Task statement — Using the listing below, give again exactly the lines from the line with "Generate a LaTeX" to the line with "width=362pt,minimum height=650pt] (denv)", inclusive, without the pictures.

Material —
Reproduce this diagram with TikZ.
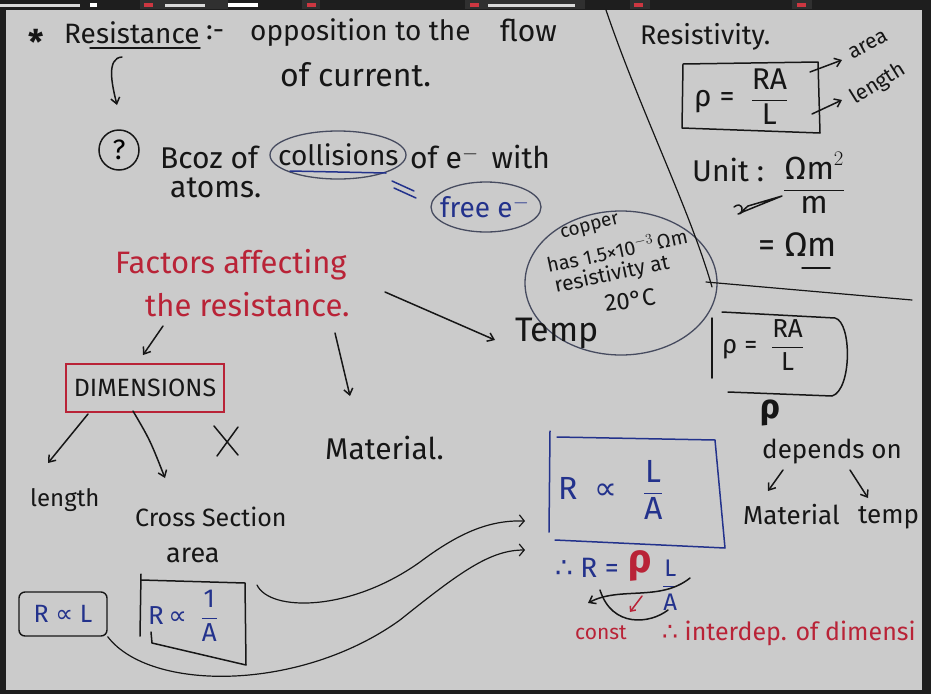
\documentclass[tikz,border=0pt]{standalone}
\usepackage{amsmath}
\usepackage{fontspec}
\setmainfont{Fira Sans}
\newfontfamily\symfont{DejaVu Sans}
\usetikzlibrary{positioning,arrows.meta}
\definecolor{board}{RGB}{203,203,203}
\definecolor{frame}{RGB}{30,30,30}
\definecolor{tabgrey}{RGB}{48,48,48}
\definecolor{tabred}{RGB}{205,55,65}
\definecolor{inkblack}{RGB}{22,22,22}
\definecolor{inkred}{RGB}{185,35,55}
\definecolor{inkblue}{RGB}{35,50,140}
\definecolor{inkgrey}{RGB}{70,75,95}
\newcommand{\hw}[1]{\fontsize{#1}{#1}\selectfont}
\begin{document}
\begin{tikzpicture}[x=1pt,y=-1pt,
  txt/.style={inner sep=0pt, anchor=west, text=inkblack, font=\hw{28}},
  redtxt/.style={txt, text=inkred},
  bluetxt/.style={txt, text=inkblue},
  pen/.style={draw=inkblack, line width=1.5pt, line cap=round, line join=round},
  redpen/.style={pen, draw=inkred},
  bluepen/.style={pen, draw=inkblue},
  loop/.style={draw=inkgrey, line width=1.3pt},
  barb/.style={pen, -{Straight Barb[length=6pt,width=9pt]}},
  ]
  % Screen frame and board
  \fill[frame] (0,0) rectangle (931,694);
  \fill[board] (6,10) rectangle (922,690);
  % Tab strip
  \fill[tabgrey] (140,0) rectangle (228,9);
  \fill[tabgrey] (302,0) rectangle (320,9);
  \fill[tabgrey] (465,0) rectangle (585,9);
  \fill[tabgrey] (630,0) rectangle (650,9);
  \fill[tabgrey] (792,0) rectangle (812,9);
  \fill[white!85!black] (0,4) rectangle (80,7);
  \fill[white] (90,3) rectangle (97,7);
  \fill[white!85!black] (165,4) rectangle (205,7);
  \fill[white] (228,3) rectangle (258,7);
  \fill[white!85!black] (488,4) rectangle (575,7);
  \foreach \tx in {144,307,470,634,797}
    \fill[tabred] (\tx,3) rectangle ++(9,4);

  % Definition
  \node[txt, font=\bfseries\hw{34}] (star) at (28,42) {*};
  \node[txt] (resist) at (64,33) {Resistance};
  \draw[pen] (90,48) -- (200,48);
  \node[txt] (colon) at (206,33) {:-};
  \node[txt] (oppos) at (250,33) {opposition to the};
  \node[txt, font=\hw{30}] (flow) at (500,30) {flow};
  \node[txt, font=\hw{32}] (curr) at (280,75) {of current.};

  % Why
  \coordinate (hook) at (122,57);
  \coordinate (hookend) at (117,105);
  \draw[barb] (hook) .. controls (106,58) and (112,85) .. (hookend);
  \node[circle, draw=inkblack, line width=1.5pt, minimum size=40pt, inner sep=0pt, font=\hw{28}] (why) at (119,150) {?};
  \node[txt, font=\hw{30}] (bcoz) at (160,157) {Bcoz of};
  \node[txt] (coll) at (278,155) {collisions};
  \draw[loop] (338,155) ellipse [x radius=68, y radius=24];
  \draw[bluepen] (290,171) -- (386,173);
  \node[txt, font=\hw{30}] (ofe) at (410,157) {of e$^-$ \,with};
  \node[txt, font=\hw{30}] (atoms) at (170,188) {atoms.};
  \draw[bluepen] (392,181) -- (414,191) (394,188) -- (416,198);
  \node[bluetxt] (free) at (440,207) {free e$^-$};
  \draw[loop] (486,207) ellipse [x radius=55, y radius=25];

  % Copper note
  \draw[loop] (621,283) ellipse [x radius=96, y radius=72];
  \node[txt, anchor=center, rotate=15, font=\hw{19}] (copper) at (590,228) {copper};
  \node[txt, anchor=center, rotate=12, font=\hw{20}] (has) at (617,250) {has 1.5×10$^{-3}$\,Ωm};
  \node[txt, anchor=center, rotate=12, font=\hw{21}] (resat) at (612,275) {resistivity at};
  \node[txt, anchor=center, rotate=8, font=\hw{24}] (deg) at (630,300) {20°C};

  % Factors
  \node[redtxt, font=\hw{31}] (fact) at (115,265) {Factors affecting};
  \node[redtxt, font=\hw{31}] (theres) at (145,305) {the resistance.};
  \node[txt, font=\hw{34}] (temp) at (515,333) {Temp};
  \coordinate (tempin) at (495,340);
  \draw[barb] (385,292) -- (tempin);
  \node[txt, anchor=center, font=\hw{25}, draw=inkred, line width=1.2pt, inner sep=0pt, minimum width=158pt, minimum height=48pt] (dims) at (145,388) {DIMENSIONS};
  \coordinate (dimsin) at (143,355);
  \draw[barb] (163,326) -- (dimsin);
  \node[txt, font=\hw{30}] (mat) at (325,448) {Material.};
  \coordinate (matin) at (350,396);
  \draw[barb] (335,333) -- (matin);

  % Dimensions
  \node[txt, font=\hw{24}] (len) at (30,500) {length};
  \node[txt, font=\hw{25}] (cross) at (135,517) {Cross Section};
  \node[txt, font=\hw{27}] (area) at (166,555) {area};
  \draw[barb] (88,414) -- (48,463);
  \draw[barb] (133,411) .. controls (150,440) .. (165,478);
  \draw[pen] (214,426) -- (238,455) (238,427) -- (217,456);

  % Proportionalities
  \node[bluetxt, anchor=center, font=\hw{25}, draw=inkblack, line width=1.4pt, rounded corners=6pt, minimum width=88pt, minimum height=44pt] (rl) at (63,614) {R {\symfont ∝} L};
  \node[bluetxt, font=\hw{26}] (ra) at (148,616) {R\,{\symfont ∝} \ $\dfrac{\text{1}}{\text{A}}$};
  \draw[pen] (141,574) -- (140,636);
  \draw[pen] (141,580) -- (245,583) -- (246,665) -- (152,643) -- (151,632);
  \node[bluetxt, font=\hw{32}] (rla) at (558,490) {R \ {\symfont ∝} \ \ $\dfrac{\text{L}}{\text{A}}$};
  \draw[bluepen] (550,431) -- (549,532);
  \draw[bluepen] (557,437) -- (715,440) -- (725,548) -- (555,540);
  \coordinate (rlaup) at (525,521);
  \coordinate (rladown) at (525,550);
  \draw[pen, line width=1.2pt, -{Straight Barb[length=5pt,width=12pt]}] (257,585) .. controls (270,612) and (350,612) .. (420,562) .. controls (460,532) and (490,520) .. (rlaup);
  \draw[pen, line width=1.2pt, -{Straight Barb[length=5pt,width=12pt]}] (rl.south east) .. controls (150,692) and (300,692) .. (400,620) .. controls (460,572) and (490,550) .. (rladown);

  % Result
  \node[bluetxt] (hence) at (555,568) {{\symfont ∴} R =};
  \node[txt, text=inkred, font=\bfseries\hw{40}] (rho) at (628,566) {ρ};
  \node[bluetxt, font=\hw{24}] (la) at (662,585) {$\dfrac{\text{L}}{\text{A}}$};
  \coordinate (toconst) at (588,603);
  \draw[barb] (690,578) .. controls (660,602) and (620,586) .. (toconst);
  \draw[pen] (600,590) .. controls (612,628) and (650,624) .. (668,610);
  \draw[redpen, -{Straight Barb[length=4pt,width=7pt]}] (642,596) -- (630,612);
  \node[redtxt, font=\hw{21}] (const) at (575,633) {const};
  \node[redtxt, font=\hw{25}] (interdep) at (662,633) {{\symfont ∴} interdep. of dimensi};

  % Resistivity
  \draw[pen, line width=1.2pt] (606,10) .. controls (640,110) and (690,210) .. (712,287);
  \draw[pen, line width=1.2pt] (706,282) -- (912,300);
  \node[txt, font=\hw{27}] (rvty) at (640,37) {Resistivity.};
  \node[txt, font=\hw{30}] (formula) at (694,97) {ρ = \ $\dfrac{\text{RA}}{\text{L}}$};
  \draw[pen] (683,64) -- (682,128) -- (820,133) -- (818,62) -- cycle;
  \node[txt, anchor=center, rotate=28, font=\hw{21}] (areaw) at (868,45) {area};
  \node[txt, anchor=center, rotate=32, font=\hw{21}] (lenw) at (878,84) {length};
  \draw[barb] (810,72) -- (842,60);
  \draw[barb] (812,114) -- (842,100);
  \node[txt, font=\hw{30}] (unit) at (692,170) {Unit :};
  \node[txt, font=\hw{32}] (unitfr) at (783,183) {$\dfrac{\text{Ωm}^{2}}{\text{m}}$};
  \draw[pen] (740,213) -- (782,196) -- (748,206) -- cycle;
  \draw[pen] (734,207) .. controls (742,200) and (746,214) .. (738,214);
  \node[txt, font=\hw{34}] (ohm) at (758,245) {= Ωm};
  \draw[pen] (802,268) -- (830,268);
  \node[txt, font=\hw{26}] (formula2) at (722,345) {ρ = \ $\dfrac{\text{RA}}{\text{L}}$};
  \draw[pen] (712,318) -- (712,378);
  \draw[pen] (722,312) -- (835,318) .. controls (852,322) and (852,390) .. (832,396) -- (728,392);

  % Dependence
  \node[txt, font=\bfseries\hw{34}] (rho2) at (760,413) {ρ};
  \node[txt, font=\hw{26}] (dep) at (762,452) {depends on};
  \node[txt, font=\hw{26}] (mat2) at (743,515) {Material};
  \node[txt, font=\hw{26}] (temp2) at (858,518) {temp};
  \draw[barb] (783,470) -- (768,491);
  \draw[barb] (850,470) -- (868,498);
\end{tikzpicture}
\end{document}
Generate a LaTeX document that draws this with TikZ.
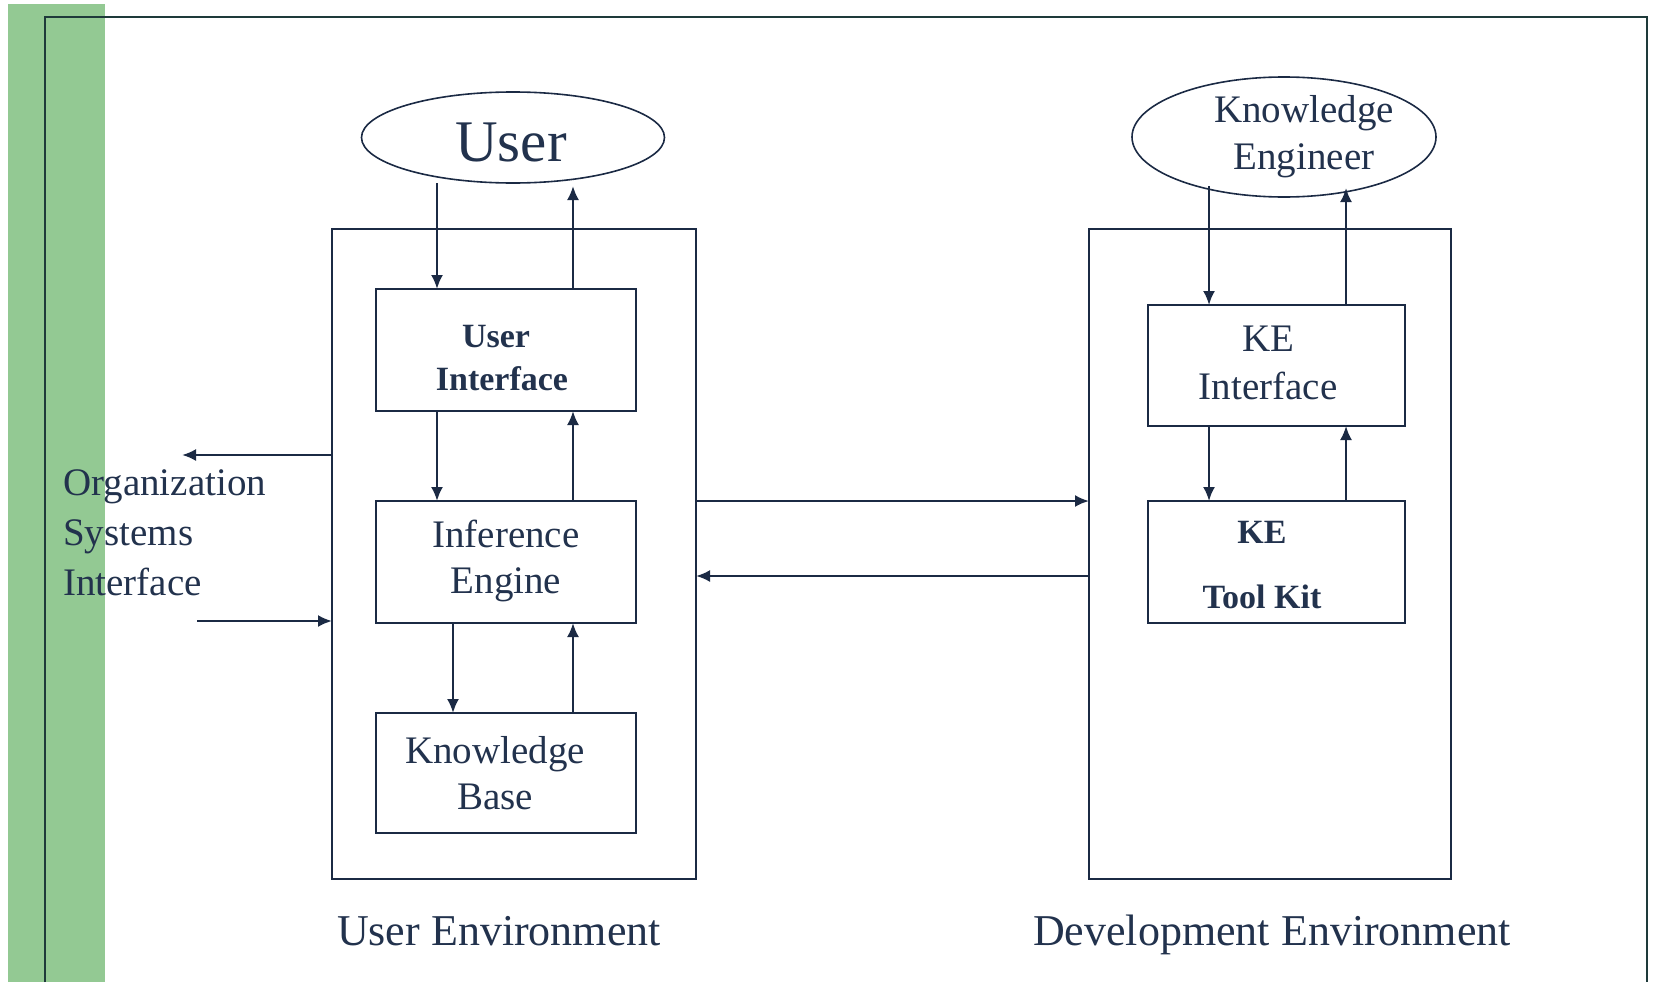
\documentclass[tikz,border=0pt]{standalone}
\usepackage{fontspec}
\setmainfont{Liberation Serif}
\usetikzlibrary{shapes.geometric,arrows.meta}
\definecolor{ink}{HTML}{1B2A44}
\definecolor{txt}{HTML}{22324D}
\definecolor{barg}{HTML}{93C993}
\definecolor{framec}{HTML}{1E3A3A}
\begin{document}
\begin{tikzpicture}[x=1pt,y=-1pt,
  arr/.style={draw=ink,line width=2.2pt,-{Latex[length=14pt,width=12pt]}},
  box/.style={draw=ink,line width=2.4pt,rectangle,inner sep=0pt,outer sep=0pt},
  oval/.style={draw=ink,line width=1.6pt,ellipse,inner sep=0pt,outer sep=0pt},
  lbl/.style={text=txt,align=center,inner sep=0pt,font=\fontsize{39}{46}\selectfont},
  blbl/.style={text=txt,align=center,inner sep=0pt,font=\fontsize{34}{43}\selectfont\bfseries},
]
\useasboundingbox (0,0) rectangle (1653,982);
\fill[barg] (8,4) rectangle (105,982);
\draw[framec,line width=2.6pt] (45,982) -- (45,17) -- (1647,17) -- (1647,982);

% ellipses
\node[oval,minimum width=303pt,minimum height=91pt] (user) at (513,137.5) {};
\node[lbl,font=\fontsize{59}{60}\selectfont] (userT) at (511,142) {User};
\node[oval,minimum width=304pt,minimum height=120pt] (ke) at (1284,137) {};
\node[lbl,font=\fontsize{39}{47}\selectfont] (keT) at (1304,137) {Knowledge\\Engineer};

% environment boxes
\node[box,minimum width=364pt,minimum height=650pt] (uenv) at (514,554) {};
\node[box,minimum width=362pt,minimum height=650pt] (denv) at (1270,554) {};

% inner boxes
\node[box,minimum width=260pt,minimum height=122pt] (ui) at (506,350) {};
\node[blbl] (uiT) at (502,358) {\hspace*{-12pt}User\\Interface};
\node[box,minimum width=260pt,minimum height=122pt] (ie) at (506,562) {};
\node[lbl] (ieT) at (506,561) {Inference\\Engine};
\node[box,minimum width=260pt,minimum height=120pt] (kb) at (506,773) {};
\node[lbl] (kbT) at (495,773) {Knowledge\\Base};
\node[box,minimum width=257pt,minimum height=121pt] (kei) at (1276.5,365.5) {};
\node[lbl,font=\fontsize{39}{48}\selectfont] (keiT) at (1268,363) {KE\\Interface};
\node[box,minimum width=257pt,minimum height=122pt] (ketk) at (1276.5,562) {};
\node[blbl,font=\fontsize{34}{65}\selectfont\bfseries] (ketkT) at (1262,565) {KE\\Tool Kit};

% labels
\node[lbl,align=left,anchor=west,font=\fontsize{39}{50}\selectfont] (org) at (63,533) {Organization\\Systems\\Interface};
\node[lbl,anchor=base,font=\fontsize{44}{50}\selectfont] (uenvL) at (499,945) {User Environment};
\node[lbl,anchor=base,font=\fontsize{44}{50}\selectfont] (denvL) at (1272,945) {Development Environment};

% arrows, user side
\coordinate (uDn) at (437,183);
\coordinate (uUp) at (573,186);
\coordinate (kbX) at (453,0);
\draw[arr] (uDn) -- (uDn |- ui.north);
\draw[arr] (uUp |- ui.north) -- (uUp);
\draw[arr] (ui.south -| uDn) -- (ie.north -| uDn);
\draw[arr] (ie.north -| uUp) -- (ui.south -| uUp);
\draw[arr] (ie.south -| kbX) -- (kb.north -| kbX);
\draw[arr] (kb.north -| uUp) -- (ie.south -| uUp);

% arrows, development side
\coordinate (kDn) at (1209,186);
\coordinate (kUp) at (1346,188);
\draw[arr] (kDn) -- (kDn |- kei.north);
\draw[arr] (kUp |- kei.north) -- (kUp);
\draw[arr] (kei.south -| kDn) -- (ketk.north -| kDn);
\draw[arr] (ketk.north -| kUp) -- (kei.south -| kUp);

% between environments
\coordinate (lvlA) at (0,501);
\coordinate (lvlB) at (0,576);
\draw[arr] (uenv.east |- lvlA) -- (denv.west |- lvlA);
\draw[arr] (denv.west |- lvlB) -- (uenv.east |- lvlB);

% organization systems interface
\coordinate (orgOut) at (182,455);
\coordinate (orgIn) at (197,621);
\draw[arr] (uenv.west |- orgOut) -- (orgOut);
\draw[arr] (orgIn) -- (uenv.west |- orgIn);
\end{tikzpicture}
\end{document}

Written response —
Generate a LaTeX document that draws this with TikZ.
\documentclass[tikz,border=0pt]{standalone}
\usepackage{fontspec}
\setmainfont{Liberation Serif}
\usetikzlibrary{shapes.geometric,arrows.meta}
\definecolor{ink}{HTML}{1B2A44}
\definecolor{txt}{HTML}{22324D}
\definecolor{barg}{HTML}{93C993}
\definecolor{framec}{HTML}{1E3A3A}
\begin{document}
\begin{tikzpicture}[x=1pt,y=-1pt,
  arr/.style={draw=ink,line width=2.2pt,-{Latex[length=14pt,width=12pt]}},
  box/.style={draw=ink,line width=2.4pt,rectangle,inner sep=0pt,outer sep=0pt},
  oval/.style={draw=ink,line width=1.6pt,ellipse,inner sep=0pt,outer sep=0pt},
  lbl/.style={text=txt,align=center,inner sep=0pt,font=\fontsize{39}{46}\selectfont},
  blbl/.style={text=txt,align=center,inner sep=0pt,font=\fontsize{34}{43}\selectfont\bfseries},
]
\useasboundingbox (0,0) rectangle (1653,982);
\fill[barg] (8,4) rectangle (105,982);
\draw[framec,line width=2.6pt] (45,982) -- (45,17) -- (1647,17) -- (1647,982);

% ellipses
\node[oval,minimum width=303pt,minimum height=91pt] (user) at (513,137.5) {};
\node[lbl,font=\fontsize{59}{60}\selectfont] (userT) at (511,142) {User};
\node[oval,minimum width=304pt,minimum height=120pt] (ke) at (1284,137) {};
\node[lbl,font=\fontsize{39}{47}\selectfont] (keT) at (1304,137) {Knowledge\\Engineer};

% environment boxes
\node[box,minimum width=364pt,minimum height=650pt] (uenv) at (514,554) {};
\node[box,minimum width=362pt,minimum height=650pt] (denv) at (1270,554) {};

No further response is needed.